One thing the Spacetop G1 has going for it is a decent selection of wireless capabilities, with support for WiFi 7, Bluetooth 5.3, and 5G Sub-6 GHz and/or 4G LTE network bands. There's also dual SIM support thanks to a nano SIM card slot and an eSIM.

The Spacetop G1 also features a 60 watt battery, support for 63W fast charging with a USB-C power adapter. Sightful says you should be able to get up to 8 hours of battery life on a charge.

There's also a built-in 5MP camera that lets you participate in video calls at resolutions up to 2592 x 1944 pixels.

While it's certainly true that the computer is more portable than a laptop with a physical 100 inch display would be, at 1.4kg (3.1 pounds), the Spacetop G1 isn't actually all that lightweight for a screenless laptop. There are plenty of 13 and 14 inch notebooks that weigh less these days.

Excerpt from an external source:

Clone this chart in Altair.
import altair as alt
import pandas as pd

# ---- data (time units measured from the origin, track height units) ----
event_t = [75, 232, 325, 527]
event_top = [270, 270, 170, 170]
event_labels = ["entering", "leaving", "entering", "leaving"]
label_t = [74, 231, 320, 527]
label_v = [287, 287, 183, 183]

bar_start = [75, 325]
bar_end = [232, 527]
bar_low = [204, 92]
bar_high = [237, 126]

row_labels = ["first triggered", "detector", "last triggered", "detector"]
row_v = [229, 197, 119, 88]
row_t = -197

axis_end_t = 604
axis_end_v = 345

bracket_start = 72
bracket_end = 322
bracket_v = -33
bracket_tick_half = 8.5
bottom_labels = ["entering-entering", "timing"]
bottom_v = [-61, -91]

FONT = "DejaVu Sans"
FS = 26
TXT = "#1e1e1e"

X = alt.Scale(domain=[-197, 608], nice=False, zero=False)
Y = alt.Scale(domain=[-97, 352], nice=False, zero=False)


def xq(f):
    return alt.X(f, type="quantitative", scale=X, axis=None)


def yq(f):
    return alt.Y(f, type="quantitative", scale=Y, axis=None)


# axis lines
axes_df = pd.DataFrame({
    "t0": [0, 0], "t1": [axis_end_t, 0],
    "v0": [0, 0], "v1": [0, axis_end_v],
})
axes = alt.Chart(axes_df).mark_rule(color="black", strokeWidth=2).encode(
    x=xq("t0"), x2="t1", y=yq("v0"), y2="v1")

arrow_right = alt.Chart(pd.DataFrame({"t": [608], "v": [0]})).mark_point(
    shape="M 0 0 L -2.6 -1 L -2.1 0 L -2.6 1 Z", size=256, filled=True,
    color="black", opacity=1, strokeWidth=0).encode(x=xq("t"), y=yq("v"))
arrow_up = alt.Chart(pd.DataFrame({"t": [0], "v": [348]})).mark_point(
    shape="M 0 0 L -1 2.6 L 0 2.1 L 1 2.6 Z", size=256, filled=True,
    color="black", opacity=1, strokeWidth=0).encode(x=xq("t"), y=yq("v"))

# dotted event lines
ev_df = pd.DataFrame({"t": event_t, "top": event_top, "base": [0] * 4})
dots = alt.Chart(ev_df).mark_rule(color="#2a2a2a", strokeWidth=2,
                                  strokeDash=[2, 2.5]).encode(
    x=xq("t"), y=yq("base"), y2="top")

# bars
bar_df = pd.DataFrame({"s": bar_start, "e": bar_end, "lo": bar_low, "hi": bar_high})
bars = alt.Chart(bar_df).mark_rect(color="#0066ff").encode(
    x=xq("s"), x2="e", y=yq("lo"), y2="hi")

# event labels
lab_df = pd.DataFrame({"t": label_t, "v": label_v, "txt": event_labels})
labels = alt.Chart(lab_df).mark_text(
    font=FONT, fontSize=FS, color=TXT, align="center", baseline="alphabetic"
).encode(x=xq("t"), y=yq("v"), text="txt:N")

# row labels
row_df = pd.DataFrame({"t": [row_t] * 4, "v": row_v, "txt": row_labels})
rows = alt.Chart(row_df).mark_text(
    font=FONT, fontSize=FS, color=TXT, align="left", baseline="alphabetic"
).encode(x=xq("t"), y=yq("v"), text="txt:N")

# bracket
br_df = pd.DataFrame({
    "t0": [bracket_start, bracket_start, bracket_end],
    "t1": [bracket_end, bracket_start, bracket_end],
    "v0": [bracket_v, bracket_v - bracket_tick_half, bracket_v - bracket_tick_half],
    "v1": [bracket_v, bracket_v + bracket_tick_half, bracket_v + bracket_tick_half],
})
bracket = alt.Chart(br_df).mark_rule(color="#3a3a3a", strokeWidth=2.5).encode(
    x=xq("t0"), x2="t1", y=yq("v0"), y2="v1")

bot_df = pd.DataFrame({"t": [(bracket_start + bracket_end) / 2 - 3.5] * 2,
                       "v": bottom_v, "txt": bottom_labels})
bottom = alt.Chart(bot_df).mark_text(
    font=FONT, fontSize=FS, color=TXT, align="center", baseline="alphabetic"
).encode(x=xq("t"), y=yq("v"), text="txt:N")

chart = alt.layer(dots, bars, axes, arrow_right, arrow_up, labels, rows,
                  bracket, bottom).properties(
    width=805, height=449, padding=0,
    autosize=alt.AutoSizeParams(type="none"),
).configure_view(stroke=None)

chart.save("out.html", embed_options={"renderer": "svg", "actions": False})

The Spacetop G1 features a magnesium body with a hard cover to help protect the glasses when they're stored inside. The whole thing measures 300 x 231 x 62mm (11.8″ x 9.1″ x 2.4″) at its thickest point, which also makes it a bit bulkier than most modern thin and light notebooks (although it's only 13mm or 0.5 inches at its thinnest point).

The AR glasses weigh 85 grams (3 ounces), but they may feel a bit heavier thanks to the USB cable that you'll need to use to tether them to the Spacetop G1.

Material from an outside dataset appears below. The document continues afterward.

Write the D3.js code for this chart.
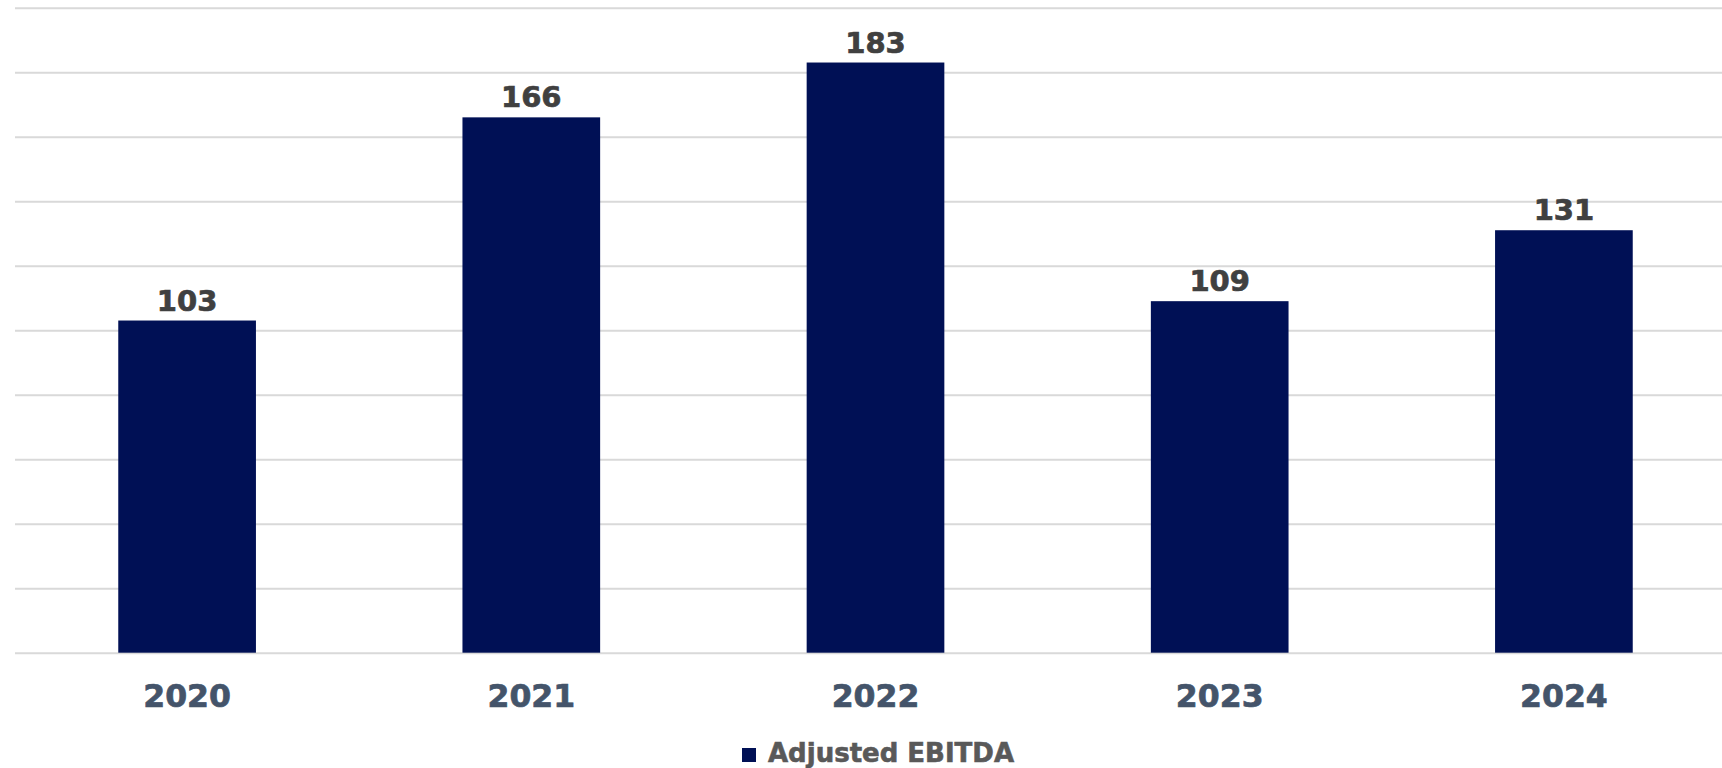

Sightful has upgraded some of the hardware since launching last year's early access model. The G1 has a processor that the company says is 70% faster, several hours of additional battery life, twice as much RAM, and support for faster wireless networking.

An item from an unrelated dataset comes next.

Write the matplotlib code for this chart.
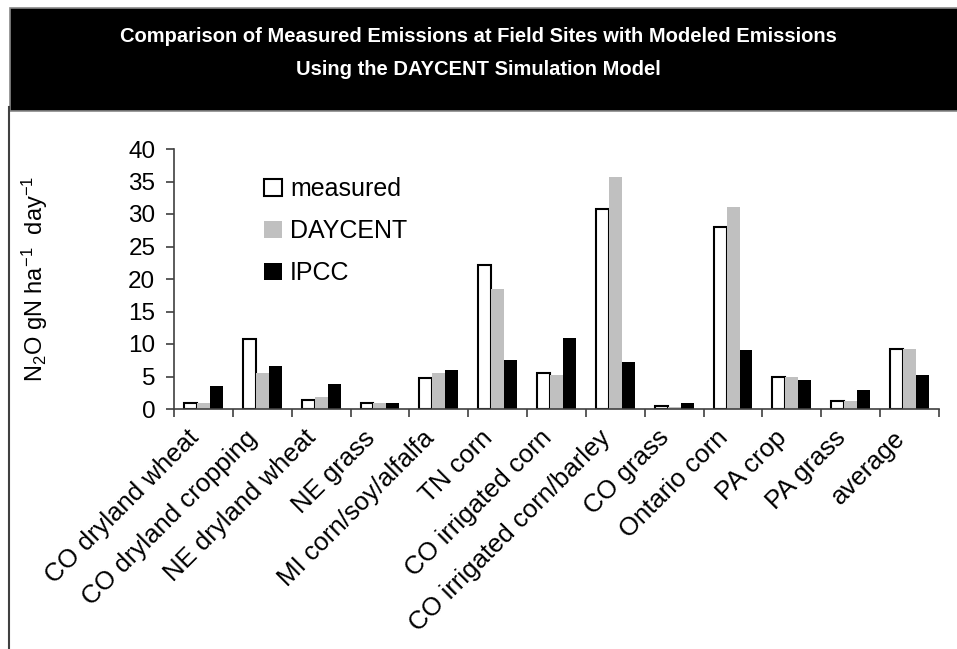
import matplotlib
matplotlib.use("Agg")
import matplotlib.pyplot as plt
import numpy as np

sites = ["CO dryland wheat", "CO dryland cropping", "NE dryland wheat", "NE grass",
         "MI corn/soy/alfalfa", "TN corn", "CO irrigated corn", "CO irrigated corn/barley",
         "CO grass", "Ontario corn", "PA crop", "PA grass", "average"]
measured = [1.0, 10.8, 1.4, 1.0, 4.7, 22.2, 5.6, 30.8, 0.4, 28.0, 5.0, 1.3, 9.3]
daycent = [1.0, 5.6, 1.9, 1.0, 5.6, 18.5, 5.2, 35.7, 0.3, 31.1, 4.9, 1.2, 9.2]
ipcc = [3.5, 6.6, 3.85, 1.0, 6.0, 7.5, 10.9, 7.2, 1.0, 9.1, 4.45, 2.9, 5.3]

plt.rcParams["font.family"] = ["Liberation Sans", "DejaVu Sans"]
plt.rcParams["mathtext.fontset"] = "custom"
plt.rcParams["mathtext.rm"] = "Liberation Sans"
plt.rcParams["mathtext.it"] = "Liberation Sans:italic"

axis_col = "#404040"

fig = plt.figure(figsize=(9.57, 6.49), dpi=100)
ax = fig.add_axes([174 / 957, 1 - 409 / 649, 765 / 957, 260 / 649])

# header box and left border
fig.patches.append(plt.Rectangle((10 / 957, 1 - 111 / 649), 1, 103 / 649,
                                 transform=fig.transFigure, facecolor="black",
                                 edgecolor="#888888", lw=1.2))
fig.lines.append(plt.Line2D([8.5 / 957, 8.5 / 957], [0, 1 - 107 / 649],
                            transform=fig.transFigure, color=axis_col, lw=1.5))
fig.text(0.5, 1 - 53 / 649,
         "Comparison of Measured Emissions at Field Sites with Modeled Emissions\n"
         "Using the DAYCENT Simulation Model",
         fontweight="bold", fontsize=14.5, color="white",
         ha="center", va="center", linespacing=1.95)

x = np.arange(len(sites))
w = 0.22
ax.bar(x - w, measured, w, facecolor="white", edgecolor="black", lw=1.5, label="measured")
ax.bar(x, daycent, w, color="#c0c0c0", label="DAYCENT")
ax.bar(x + w, ipcc, w, color="black", label="IPCC")

ax.set_xlim(-0.5, len(sites) - 0.5)
ax.set_ylim(0, 40)
ax.set_yticks(np.arange(0, 41, 5))
ax.tick_params(axis="y", labelsize=17.5, length=5.5, width=1.2, color=axis_col, direction="out", pad=8)

ax.set_xticks(np.arange(-0.5, len(sites), 1.0))
ax.set_xticklabels([])
ax.set_xticks(x, minor=True)
ax.set_xticklabels(sites, minor=True, rotation=45, ha="right", fontsize=18.5)
ax.tick_params(axis="x", which="major", length=5.5, width=1.2, color=axis_col)
ax.tick_params(axis="x", which="minor", length=0, pad=12)

for s in ["top", "right"]:
    ax.spines[s].set_visible(False)
for s in ["left", "bottom"]:
    ax.spines[s].set_color(axis_col)
    ax.spines[s].set_linewidth(1.2)

ax.set_ylabel(r"N$_2$O gN ha$^{-1}$  day$^{-1}$", fontsize=17)
ax.yaxis.set_label_coords(-0.162, 0.5)

ax.legend(loc="upper left", bbox_to_anchor=(264 / 957, 1 - 177 / 649),
          bbox_transform=fig.transFigure, frameon=False, fontsize=18,
          handlelength=0.7, handleheight=0.7, handletextpad=0.35,
          labelspacing=0.72, borderpad=0, borderaxespad=0)

fig.savefig("out.png", dpi=100)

The Spacetop G1 has a 928 x 262 pixel OLED mini-display above the keyboard, which can show status information, QR codes, or other information. This is an upgrade over the 1.54 inch, 200 x 200 pixel black and white ePaper screen used in the previous model.

And based on feedback from early users, the webcam has been upgraded to better support recording in low-light conditions, and shifted to a higher position for improved angles during video calls.

But it still seems like a pretty tough sell, especially with a $1900 price tag. It's an ARM-based PC with a custom operating system that's designed first and foremost to be used with a set of augmented reality glasses rather than a more traditional display. While Sightful says it should support most web apps, it's unclear what kind of compatibility there will be with the kind of native desktop apps you can run on most PCs.

Eight hours of battery life isn't awful, but it's also not stellar by 2024 standards. You'll have to take off your wearable screens every time you step away from the computer. And if you want to share what your looking at with other people nearby, you'll either need to hand them your glasses or connect a monitor.

Don't get me wrong. It's exciting to see companies thinking outside the box and trying to imagine new form factors for personal computers. I'm just not sure that a screenless-laptop-with-AR glasses is going to be the one that takes off… particularly not an expensive model with a custom OS.